Philosophically, at least, there's no two ways about this. The right thing to do is to strike.
Imagine if you were a natsec official and received information that [American hostage Kayla] Mueller was being held at a location that Special Forces couldn’t safely reach, that she was being routinely raped (by Abu Bakr al-Baghdadi himself), and that she was likely to go on being raped indefinitely until she was eventually murdered on film for propaganda. That dilemma is a bit like the dilemma FDR faced in deciding whether to bomb concentration camps: Is the humane option to put the innocents out of their misery and wreck some of the machinery of death in the process or do you hold back and let the suffering go on in the hope/expectation of liberation eventually?
Aquinas would have said that you strike and hope for a miracle to preserve her safety: and that you can hope for a miracle proves the morality of the case. If you were acting immorally -- if killing her were your end or the means to your end -- the miracle would undo your intended end. Because you can fervently hope that the bombs might miraculously avoid harming her, you know that your intention is not the evil but the good.

Clearly it feels like a dilemma to Allahpundit, however, which is interesting to me. To me it seems so clear a case as to require not the slightest hesitation before deciding. It's interesting that the intuitive feeling differs, although I think reason decides the case one way for all.

What do you think? Would you find this a difficult decision, were it to fall on you to make it in this war? Would you make it differently?

6 comments:

E Hines said...

It strikes me as differing only in degree with ransoming the victim.

The ransom does nothing but expose the victim as a profit center for repeated kidnappings, and it exposes many other innocents to the crime, since the crime so plainly pays.

It also makes the ransom payer an accessory to the current kidnapping--and an accessory to any raping or killing of the victim in the course of the kidnap--and an active contributor to any subsequent kidnappings which the henchman the payer rewarded might carry out.

Bomb the site. Release the lady from her torture, or set her free with the associated miracle.

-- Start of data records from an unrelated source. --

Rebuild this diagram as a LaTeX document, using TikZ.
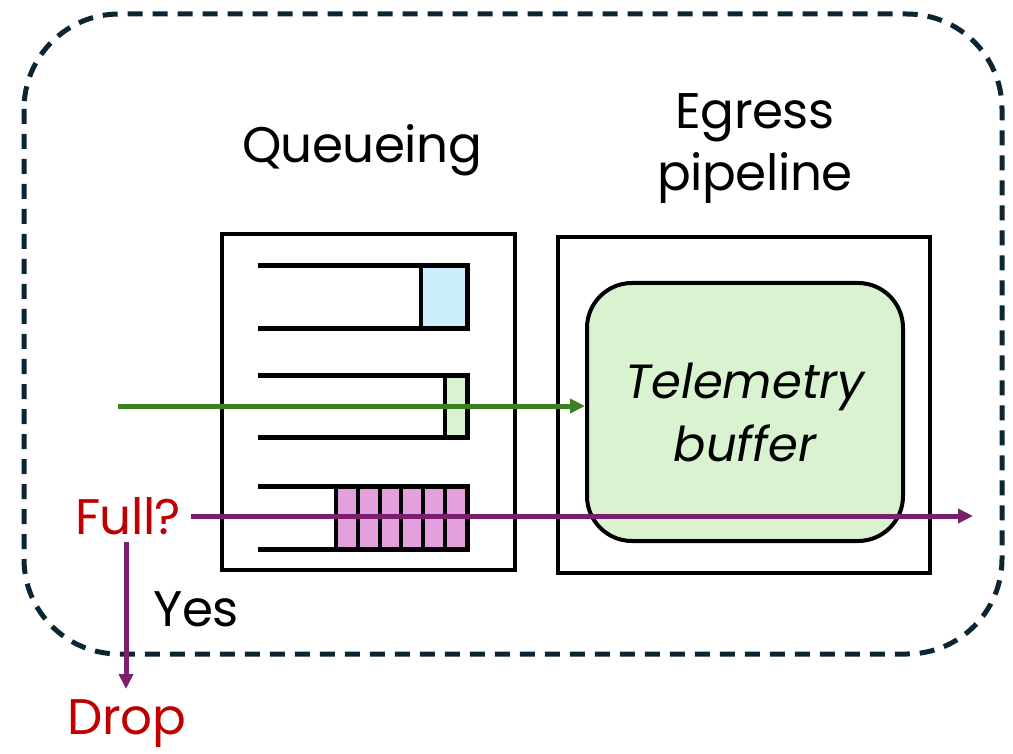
\documentclass[tikz,border=0pt]{standalone}
\usepackage{fontspec}
\setmainfont{Poppins}
\usetikzlibrary{arrows.meta}
\definecolor{navy}{HTML}{0D2533}
\definecolor{qblue}{HTML}{CDEEFB}
\definecolor{qgreen}{HTML}{D9F2D0}
\definecolor{qpink}{HTML}{E4A0DC}
\definecolor{arrgreen}{HTML}{3D7F23}
\definecolor{arrpurple}{HTML}{7A1F6E}
\definecolor{alertred}{HTML}{C00000}
\tikzset{
  box/.style={draw=black, line width=4pt},
  qline/.style={draw=black, line width=5pt},
  cell/.style={draw=black, line width=4pt},
  big/.style={font=\fontsize{50}{62}\selectfont\addfontfeature{LetterSpace=-1}},
  flow/.style={line width=5pt, -{Triangle[length=15pt,width=14pt]}},
}
\begin{document}
\begin{tikzpicture}[x=1pt,y=-1pt]
\useasboundingbox (0,0) rectangle (1013,754);

% outer switch boundary
\draw[navy, line width=5pt, dash pattern=on 15pt off 10pt, rounded corners=95pt]
  (24,14) rectangle (1002,654);

% stage titles
\node[big] (qtitle) at (362,150) {Queueing};
\node[big, align=center] (etitle) at (755,149) {Egress\\pipeline};

% queueing block
\node[box, minimum width=293pt, minimum height=336pt, inner sep=0pt] (qbox) at (368.5,402) {};

% queue 1: one blue packet
\fill[qblue] (421,266) rectangle (467,329);
\draw[cell] (421,266) -- (421,329);
\draw[qline] (258,266) -- (467,266) -- (467,329) -- (258,329);

% queue 2: one green packet
\fill[qgreen] (445,375) rectangle (467,437);
\draw[cell] (445,375) -- (445,437);
\draw[qline] (258,375) -- (467,375) -- (467,437) -- (258,437);

% queue 3: full of pink packets
\fill[qpink] (336,486) rectangle (467,549);
\foreach \i in {0,...,5} {
  \draw[cell] ({336+\i*21.8},486) -- ({336+\i*21.8},549);
}
\draw[qline] (258,486) -- (467,486) -- (467,549) -- (258,549);

% egress pipeline block
\node[box, minimum width=372pt, minimum height=336pt, inner sep=0pt] (ebox) at (744,405) {};
\node[draw=black, line width=4pt, fill=qgreen, rounded corners=45pt,
      minimum width=316pt, minimum height=258pt, align=center,
      font=\fontsize{48}{63}\selectfont\itshape] (buf) at (745,412) {Telemetry\\buffer};

% labels
\node[big, text=alertred] (full) at (128,516) {Full?};
\node[big] (yes) at (196,609) {Yes};
\node[big, text=alertred, inner sep=0pt] (drop) at (127,724) {Drop};

% flows
\coordinate (gin) at (118,406);
\draw[flow, arrgreen] (gin) -- (buf.west |- gin);

\coordinate (pout) at (973,516);
\draw[flow, arrpurple] (full.east |- pout) ++(6,0) -- (pout);
\draw[flow, arrpurple] (full.south -| 126,0) ++(0,4) -- (126,689);
\end{tikzpicture}
\end{document}
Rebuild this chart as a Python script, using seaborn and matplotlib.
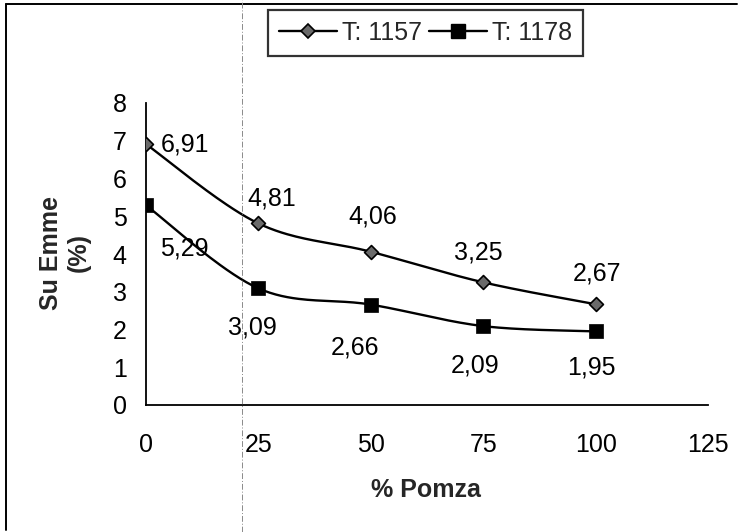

The only downside is that [al-Baghdadi], dying in the bombing, will be seen by his henchmen as a martyr, rather than taking him alive, and letting him die of old age in an iron cage.

Eric Hines

Anonymous said...

The person receiving the information 1) does not know if she is still alive, or 2) who's next. But we have a very good idea of how they act, given the opportunity.

Killing them deprives them of their next victims. I would go for what is possible, but I would not avoid a strike because of who they have captured. That way multiplies the damage.

Valerie

raven said...

The interest on this note is compounding rather rapidly. It may be hard to pay off in a year or two. In his rush to avoid conflict, the zero is guaranteeing the final outcome will be beyond our image of "war".

jaed said...

I agree with Valerie, if I understand her thinking correctly. I would not let the hostage's presence stop me from bombing the place if that made tactical sense - assuming there's some reason I can't or shouldn't mount a rescue instead - but I certainly wouldn't bomb it because the hostage is being held there.

(Also, IIRC, the issue with FDR was not bombing the camps; it was bombing the railroads leading to the camps. The idea being to prevent more victims from being brought there, not to kill the victims to "put them out of their misery". That one's not even close.)

Tom said...

I wasn't familiar with Aquinas's reasoning on this. Being able to legitimately hope for a miracle is an interesting filter.

I agree with what the other commenters have said. One more filter we could use is, what would the hostage want?

Certainly, she would want to be rescued if that were possible, but it isn't. So, would she want to continue this way, or would she be OK with dying in the bombing that killed her tormentor?

There's no way to know, of course, but if I were in her situation, I would be happy to die in the strike that took out al-Baghdadi.

Anonymous said...

If, G-d forbid, I were in that situation, dying in the strike that took out my captors would be absolutely fine with me. Justice would be served, mercy granted to those whom the Most High chooses to grant mercy, and the bad guys could not use me as a bargaining toy to extort goods and to torment my friends and family with.